■ Data shown ■
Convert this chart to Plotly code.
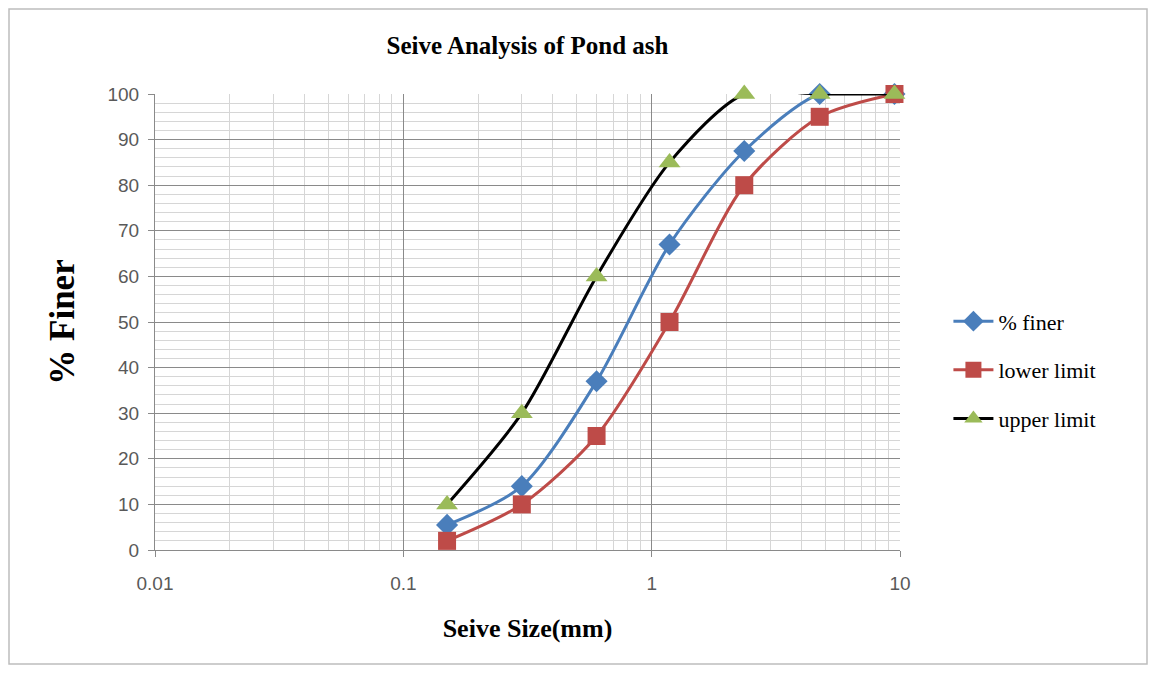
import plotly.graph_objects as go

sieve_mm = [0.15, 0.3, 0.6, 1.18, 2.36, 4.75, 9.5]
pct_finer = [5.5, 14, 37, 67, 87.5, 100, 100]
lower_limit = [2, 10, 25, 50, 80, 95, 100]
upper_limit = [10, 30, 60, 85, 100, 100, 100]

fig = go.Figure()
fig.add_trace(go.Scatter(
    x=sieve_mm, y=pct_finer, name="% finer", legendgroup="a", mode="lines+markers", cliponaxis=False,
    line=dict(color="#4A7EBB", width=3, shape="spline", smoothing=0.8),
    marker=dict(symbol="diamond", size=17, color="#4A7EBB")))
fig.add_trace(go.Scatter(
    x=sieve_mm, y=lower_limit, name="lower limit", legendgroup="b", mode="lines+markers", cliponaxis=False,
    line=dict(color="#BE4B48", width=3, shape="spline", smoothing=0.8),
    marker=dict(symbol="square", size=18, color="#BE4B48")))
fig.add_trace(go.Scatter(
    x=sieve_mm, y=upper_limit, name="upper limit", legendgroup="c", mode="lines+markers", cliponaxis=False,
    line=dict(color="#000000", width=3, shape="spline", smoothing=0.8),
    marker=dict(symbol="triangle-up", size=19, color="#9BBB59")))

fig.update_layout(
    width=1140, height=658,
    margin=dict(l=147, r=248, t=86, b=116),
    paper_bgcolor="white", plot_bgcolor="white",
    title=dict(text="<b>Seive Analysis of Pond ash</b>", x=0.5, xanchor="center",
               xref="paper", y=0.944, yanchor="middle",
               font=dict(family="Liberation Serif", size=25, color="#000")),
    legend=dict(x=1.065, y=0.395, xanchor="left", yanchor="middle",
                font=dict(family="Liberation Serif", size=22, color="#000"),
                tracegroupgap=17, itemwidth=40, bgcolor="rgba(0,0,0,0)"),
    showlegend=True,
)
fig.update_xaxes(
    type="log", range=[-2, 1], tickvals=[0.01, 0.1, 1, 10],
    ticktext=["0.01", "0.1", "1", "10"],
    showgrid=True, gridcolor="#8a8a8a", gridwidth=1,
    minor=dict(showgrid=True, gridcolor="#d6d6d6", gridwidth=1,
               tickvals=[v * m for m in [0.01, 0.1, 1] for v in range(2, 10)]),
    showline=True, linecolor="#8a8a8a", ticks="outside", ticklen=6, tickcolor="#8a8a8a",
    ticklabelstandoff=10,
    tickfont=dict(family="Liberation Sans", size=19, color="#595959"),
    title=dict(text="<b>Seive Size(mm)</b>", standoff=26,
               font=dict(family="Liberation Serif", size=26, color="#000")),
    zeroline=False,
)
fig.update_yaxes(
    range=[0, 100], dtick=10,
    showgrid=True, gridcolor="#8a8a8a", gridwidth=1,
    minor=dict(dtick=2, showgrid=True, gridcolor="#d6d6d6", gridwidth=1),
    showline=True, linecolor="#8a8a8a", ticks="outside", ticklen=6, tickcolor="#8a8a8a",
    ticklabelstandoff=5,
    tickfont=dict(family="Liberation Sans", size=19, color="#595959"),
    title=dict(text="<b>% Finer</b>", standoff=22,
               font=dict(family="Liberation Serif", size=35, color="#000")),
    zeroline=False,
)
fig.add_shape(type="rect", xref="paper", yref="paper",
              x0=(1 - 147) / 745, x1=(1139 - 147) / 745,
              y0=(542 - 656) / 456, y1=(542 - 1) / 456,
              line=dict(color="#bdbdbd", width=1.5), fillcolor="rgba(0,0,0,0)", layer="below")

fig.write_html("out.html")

■ Prompt ■
Omitting all pictures, restate exactly the lines of the material from its start through the line that contains "upper_limit = [10, 30, 60, 85, 100, 100, 100]".

■ Written answer ■
Convert this chart to Plotly code.
import plotly.graph_objects as go

sieve_mm = [0.15, 0.3, 0.6, 1.18, 2.36, 4.75, 9.5]
pct_finer = [5.5, 14, 37, 67, 87.5, 100, 100]
lower_limit = [2, 10, 25, 50, 80, 95, 100]
upper_limit = [10, 30, 60, 85, 100, 100, 100]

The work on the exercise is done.